[Entries with chart source code]
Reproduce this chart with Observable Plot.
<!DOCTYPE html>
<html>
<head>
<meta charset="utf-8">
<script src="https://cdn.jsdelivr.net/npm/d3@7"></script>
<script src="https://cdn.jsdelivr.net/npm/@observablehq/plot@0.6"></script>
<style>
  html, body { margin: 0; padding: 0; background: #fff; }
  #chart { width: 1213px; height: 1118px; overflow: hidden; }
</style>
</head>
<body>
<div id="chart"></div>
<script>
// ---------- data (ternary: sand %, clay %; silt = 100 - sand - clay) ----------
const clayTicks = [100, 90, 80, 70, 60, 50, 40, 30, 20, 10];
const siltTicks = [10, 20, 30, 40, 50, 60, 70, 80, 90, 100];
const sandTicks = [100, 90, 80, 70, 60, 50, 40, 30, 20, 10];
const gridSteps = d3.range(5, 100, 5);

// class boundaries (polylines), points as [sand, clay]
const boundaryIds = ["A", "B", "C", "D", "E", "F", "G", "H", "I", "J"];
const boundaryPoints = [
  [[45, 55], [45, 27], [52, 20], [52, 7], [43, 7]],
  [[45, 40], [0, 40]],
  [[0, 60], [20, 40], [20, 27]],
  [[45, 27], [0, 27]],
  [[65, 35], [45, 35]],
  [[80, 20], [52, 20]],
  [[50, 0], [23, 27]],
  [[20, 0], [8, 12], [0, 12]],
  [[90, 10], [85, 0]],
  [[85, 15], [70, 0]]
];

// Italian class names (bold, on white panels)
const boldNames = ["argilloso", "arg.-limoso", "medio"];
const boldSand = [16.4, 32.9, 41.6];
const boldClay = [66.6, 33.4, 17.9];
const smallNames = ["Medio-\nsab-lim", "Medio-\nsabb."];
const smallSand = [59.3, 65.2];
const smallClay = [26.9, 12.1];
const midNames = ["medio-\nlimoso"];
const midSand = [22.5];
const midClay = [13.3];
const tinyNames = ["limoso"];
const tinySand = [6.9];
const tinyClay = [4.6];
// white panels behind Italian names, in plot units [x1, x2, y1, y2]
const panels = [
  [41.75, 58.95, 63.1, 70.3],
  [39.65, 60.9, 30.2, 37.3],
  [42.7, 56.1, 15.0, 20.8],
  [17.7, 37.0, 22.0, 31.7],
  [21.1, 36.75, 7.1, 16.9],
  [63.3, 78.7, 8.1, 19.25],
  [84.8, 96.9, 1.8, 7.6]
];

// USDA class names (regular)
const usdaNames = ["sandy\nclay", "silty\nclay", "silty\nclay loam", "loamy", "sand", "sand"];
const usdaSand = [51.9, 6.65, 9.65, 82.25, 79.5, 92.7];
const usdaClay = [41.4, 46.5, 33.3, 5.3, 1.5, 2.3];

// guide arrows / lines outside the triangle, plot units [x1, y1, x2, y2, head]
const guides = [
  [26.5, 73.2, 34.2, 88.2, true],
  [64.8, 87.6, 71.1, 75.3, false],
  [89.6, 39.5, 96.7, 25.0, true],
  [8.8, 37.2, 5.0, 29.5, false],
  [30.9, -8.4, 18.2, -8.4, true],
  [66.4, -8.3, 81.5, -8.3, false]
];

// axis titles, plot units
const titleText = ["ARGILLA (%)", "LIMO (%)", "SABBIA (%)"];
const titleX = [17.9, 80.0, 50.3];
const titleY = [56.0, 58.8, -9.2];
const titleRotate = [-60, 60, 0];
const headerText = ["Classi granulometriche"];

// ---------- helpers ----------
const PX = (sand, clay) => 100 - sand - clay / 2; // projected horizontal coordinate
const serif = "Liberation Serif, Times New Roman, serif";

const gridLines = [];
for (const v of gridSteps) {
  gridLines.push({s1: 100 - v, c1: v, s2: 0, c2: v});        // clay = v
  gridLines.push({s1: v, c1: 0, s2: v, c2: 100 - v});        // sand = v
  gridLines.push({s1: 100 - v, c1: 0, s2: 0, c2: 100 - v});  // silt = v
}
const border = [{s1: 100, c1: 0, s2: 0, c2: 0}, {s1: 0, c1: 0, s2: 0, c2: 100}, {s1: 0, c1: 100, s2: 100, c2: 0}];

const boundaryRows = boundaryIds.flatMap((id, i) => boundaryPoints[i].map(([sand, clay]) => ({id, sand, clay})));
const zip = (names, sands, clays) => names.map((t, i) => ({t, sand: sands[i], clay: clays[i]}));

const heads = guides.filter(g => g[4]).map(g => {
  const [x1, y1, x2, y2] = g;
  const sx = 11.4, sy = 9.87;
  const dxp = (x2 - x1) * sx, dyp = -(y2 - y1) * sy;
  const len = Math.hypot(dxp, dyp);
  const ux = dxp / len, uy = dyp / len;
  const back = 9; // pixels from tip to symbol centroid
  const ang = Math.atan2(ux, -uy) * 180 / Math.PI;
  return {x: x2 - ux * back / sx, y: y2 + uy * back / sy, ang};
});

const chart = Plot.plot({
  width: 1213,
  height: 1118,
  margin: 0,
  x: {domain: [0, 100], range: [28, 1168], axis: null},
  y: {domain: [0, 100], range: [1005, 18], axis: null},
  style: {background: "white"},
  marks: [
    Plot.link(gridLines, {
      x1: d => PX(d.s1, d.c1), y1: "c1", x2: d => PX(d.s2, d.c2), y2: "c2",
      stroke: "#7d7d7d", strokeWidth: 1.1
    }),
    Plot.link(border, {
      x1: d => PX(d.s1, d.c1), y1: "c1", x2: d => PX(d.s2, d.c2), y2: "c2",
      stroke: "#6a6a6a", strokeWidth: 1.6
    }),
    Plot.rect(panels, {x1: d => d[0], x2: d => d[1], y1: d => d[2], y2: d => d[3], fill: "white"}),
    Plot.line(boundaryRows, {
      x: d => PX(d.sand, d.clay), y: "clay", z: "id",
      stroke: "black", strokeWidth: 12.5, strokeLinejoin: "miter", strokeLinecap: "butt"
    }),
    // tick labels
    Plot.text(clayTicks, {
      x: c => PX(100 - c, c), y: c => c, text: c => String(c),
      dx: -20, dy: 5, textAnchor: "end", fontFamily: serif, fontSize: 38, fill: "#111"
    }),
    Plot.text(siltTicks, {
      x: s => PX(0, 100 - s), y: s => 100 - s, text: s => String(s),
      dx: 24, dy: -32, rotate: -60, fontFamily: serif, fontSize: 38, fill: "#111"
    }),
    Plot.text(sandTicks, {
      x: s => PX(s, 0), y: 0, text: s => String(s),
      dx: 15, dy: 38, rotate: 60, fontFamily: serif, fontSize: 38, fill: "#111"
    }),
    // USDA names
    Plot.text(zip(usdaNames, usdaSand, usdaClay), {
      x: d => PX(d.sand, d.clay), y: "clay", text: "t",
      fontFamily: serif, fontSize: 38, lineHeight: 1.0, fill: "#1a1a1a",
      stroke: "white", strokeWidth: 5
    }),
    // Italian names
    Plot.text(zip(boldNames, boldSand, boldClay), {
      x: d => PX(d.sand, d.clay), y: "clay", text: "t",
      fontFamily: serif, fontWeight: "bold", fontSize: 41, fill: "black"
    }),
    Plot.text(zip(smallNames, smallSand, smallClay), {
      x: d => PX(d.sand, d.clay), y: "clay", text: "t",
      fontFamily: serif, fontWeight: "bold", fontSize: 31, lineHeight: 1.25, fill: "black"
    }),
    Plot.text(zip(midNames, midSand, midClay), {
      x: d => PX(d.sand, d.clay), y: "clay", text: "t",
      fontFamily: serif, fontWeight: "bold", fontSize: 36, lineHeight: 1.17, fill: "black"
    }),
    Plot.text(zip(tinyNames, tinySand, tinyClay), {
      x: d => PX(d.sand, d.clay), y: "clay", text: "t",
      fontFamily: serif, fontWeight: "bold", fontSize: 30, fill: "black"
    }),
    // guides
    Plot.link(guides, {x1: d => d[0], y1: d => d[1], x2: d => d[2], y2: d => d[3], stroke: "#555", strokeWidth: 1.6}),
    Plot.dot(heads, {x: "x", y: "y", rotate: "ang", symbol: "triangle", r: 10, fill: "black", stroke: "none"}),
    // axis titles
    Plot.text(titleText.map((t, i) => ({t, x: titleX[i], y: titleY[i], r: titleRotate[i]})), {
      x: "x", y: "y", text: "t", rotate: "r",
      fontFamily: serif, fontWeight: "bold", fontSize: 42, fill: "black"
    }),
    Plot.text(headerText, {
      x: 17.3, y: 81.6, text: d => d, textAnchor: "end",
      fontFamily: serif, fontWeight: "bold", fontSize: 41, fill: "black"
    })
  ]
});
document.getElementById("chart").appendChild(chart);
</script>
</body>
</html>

* * *

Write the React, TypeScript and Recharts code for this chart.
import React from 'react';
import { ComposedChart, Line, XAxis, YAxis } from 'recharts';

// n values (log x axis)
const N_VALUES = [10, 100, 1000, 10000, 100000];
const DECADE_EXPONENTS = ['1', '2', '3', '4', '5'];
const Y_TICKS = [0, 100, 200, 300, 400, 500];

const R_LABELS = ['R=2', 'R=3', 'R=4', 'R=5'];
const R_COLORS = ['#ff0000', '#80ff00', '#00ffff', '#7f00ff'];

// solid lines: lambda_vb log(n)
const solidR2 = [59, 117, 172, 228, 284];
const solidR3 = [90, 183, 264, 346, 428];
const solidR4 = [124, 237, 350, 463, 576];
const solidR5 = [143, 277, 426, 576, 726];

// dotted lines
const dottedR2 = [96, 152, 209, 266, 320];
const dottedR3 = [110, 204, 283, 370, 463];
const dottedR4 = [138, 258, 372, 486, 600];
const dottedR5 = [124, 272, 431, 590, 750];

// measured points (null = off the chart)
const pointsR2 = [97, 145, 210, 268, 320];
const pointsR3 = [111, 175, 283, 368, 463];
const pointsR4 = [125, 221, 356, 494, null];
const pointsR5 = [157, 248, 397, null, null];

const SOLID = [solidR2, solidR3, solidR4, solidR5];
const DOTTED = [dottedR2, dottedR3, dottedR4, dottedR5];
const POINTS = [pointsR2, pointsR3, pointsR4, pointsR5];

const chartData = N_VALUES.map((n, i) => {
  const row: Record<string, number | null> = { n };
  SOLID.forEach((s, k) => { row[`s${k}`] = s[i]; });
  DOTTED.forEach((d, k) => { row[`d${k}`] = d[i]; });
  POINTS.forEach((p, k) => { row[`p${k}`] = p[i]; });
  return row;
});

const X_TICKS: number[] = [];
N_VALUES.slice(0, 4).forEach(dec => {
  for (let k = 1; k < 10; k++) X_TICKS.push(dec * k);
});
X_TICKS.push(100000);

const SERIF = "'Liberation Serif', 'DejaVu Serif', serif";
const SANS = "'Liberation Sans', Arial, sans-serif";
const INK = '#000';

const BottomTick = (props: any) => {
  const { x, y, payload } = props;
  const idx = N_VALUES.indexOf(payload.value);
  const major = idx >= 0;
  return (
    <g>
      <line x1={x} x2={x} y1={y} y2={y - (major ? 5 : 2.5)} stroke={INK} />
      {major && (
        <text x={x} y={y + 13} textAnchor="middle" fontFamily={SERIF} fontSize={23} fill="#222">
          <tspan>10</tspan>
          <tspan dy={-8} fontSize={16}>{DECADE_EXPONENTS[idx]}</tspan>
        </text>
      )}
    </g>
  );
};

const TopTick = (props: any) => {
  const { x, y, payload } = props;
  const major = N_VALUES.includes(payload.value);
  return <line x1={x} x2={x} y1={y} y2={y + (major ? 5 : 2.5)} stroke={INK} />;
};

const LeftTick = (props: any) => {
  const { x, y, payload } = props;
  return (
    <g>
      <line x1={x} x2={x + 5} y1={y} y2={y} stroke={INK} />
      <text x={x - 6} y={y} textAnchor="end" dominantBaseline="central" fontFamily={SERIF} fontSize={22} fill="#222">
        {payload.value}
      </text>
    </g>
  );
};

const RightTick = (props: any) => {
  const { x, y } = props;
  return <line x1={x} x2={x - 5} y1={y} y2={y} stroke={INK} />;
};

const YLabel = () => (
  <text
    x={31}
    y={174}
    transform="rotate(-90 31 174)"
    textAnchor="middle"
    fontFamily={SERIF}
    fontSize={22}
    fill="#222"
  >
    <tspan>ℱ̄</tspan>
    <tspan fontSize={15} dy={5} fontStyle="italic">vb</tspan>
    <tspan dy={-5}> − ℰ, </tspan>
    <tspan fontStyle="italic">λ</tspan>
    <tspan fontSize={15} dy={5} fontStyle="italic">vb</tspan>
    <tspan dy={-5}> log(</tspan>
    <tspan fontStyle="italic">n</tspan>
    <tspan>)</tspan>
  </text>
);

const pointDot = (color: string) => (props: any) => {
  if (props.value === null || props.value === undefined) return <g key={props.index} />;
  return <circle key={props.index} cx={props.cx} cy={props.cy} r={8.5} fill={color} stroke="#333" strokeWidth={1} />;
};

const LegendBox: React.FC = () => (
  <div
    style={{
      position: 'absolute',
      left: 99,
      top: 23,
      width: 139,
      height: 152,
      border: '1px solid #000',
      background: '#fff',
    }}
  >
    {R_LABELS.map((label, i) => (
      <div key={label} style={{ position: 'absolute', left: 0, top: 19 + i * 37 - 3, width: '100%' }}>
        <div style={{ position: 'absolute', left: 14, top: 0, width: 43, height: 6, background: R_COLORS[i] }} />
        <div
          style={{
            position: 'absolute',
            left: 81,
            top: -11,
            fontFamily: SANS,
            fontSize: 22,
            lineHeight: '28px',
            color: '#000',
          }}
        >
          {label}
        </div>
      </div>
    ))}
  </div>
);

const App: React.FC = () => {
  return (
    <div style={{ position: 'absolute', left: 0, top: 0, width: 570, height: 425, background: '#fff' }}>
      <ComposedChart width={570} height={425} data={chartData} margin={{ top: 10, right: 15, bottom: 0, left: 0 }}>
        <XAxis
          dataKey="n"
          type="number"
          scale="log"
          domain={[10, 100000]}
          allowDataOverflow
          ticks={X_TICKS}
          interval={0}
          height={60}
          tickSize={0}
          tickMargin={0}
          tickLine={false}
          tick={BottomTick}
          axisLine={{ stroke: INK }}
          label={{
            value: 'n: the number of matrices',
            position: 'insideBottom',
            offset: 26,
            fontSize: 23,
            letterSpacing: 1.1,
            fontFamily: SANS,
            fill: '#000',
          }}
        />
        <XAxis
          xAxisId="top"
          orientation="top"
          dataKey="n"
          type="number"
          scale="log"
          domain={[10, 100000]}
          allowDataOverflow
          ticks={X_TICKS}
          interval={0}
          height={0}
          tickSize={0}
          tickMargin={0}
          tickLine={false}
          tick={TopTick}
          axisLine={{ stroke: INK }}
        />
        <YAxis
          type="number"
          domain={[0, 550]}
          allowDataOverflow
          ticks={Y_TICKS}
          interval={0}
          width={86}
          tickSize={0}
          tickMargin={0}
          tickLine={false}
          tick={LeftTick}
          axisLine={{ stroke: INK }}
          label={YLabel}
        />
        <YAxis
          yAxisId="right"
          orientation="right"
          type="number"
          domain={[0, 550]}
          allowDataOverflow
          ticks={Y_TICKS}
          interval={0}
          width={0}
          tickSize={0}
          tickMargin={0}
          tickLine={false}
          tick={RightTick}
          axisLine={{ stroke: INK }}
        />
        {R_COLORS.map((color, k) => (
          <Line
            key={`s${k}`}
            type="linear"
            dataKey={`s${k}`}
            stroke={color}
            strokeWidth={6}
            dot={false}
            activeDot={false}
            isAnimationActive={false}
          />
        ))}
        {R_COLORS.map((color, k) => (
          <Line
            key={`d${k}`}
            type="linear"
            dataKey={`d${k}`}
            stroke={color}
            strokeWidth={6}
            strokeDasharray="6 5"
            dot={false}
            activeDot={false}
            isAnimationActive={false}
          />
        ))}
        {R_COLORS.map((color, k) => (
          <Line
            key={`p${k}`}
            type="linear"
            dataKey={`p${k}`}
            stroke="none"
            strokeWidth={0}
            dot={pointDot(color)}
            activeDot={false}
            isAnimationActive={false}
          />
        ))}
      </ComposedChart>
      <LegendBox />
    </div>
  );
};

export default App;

§ SET EXERCISE
Check every line of the records above for the string "React" and say how many contain it, giving the number alone.

§ RESPONSE BELOW
4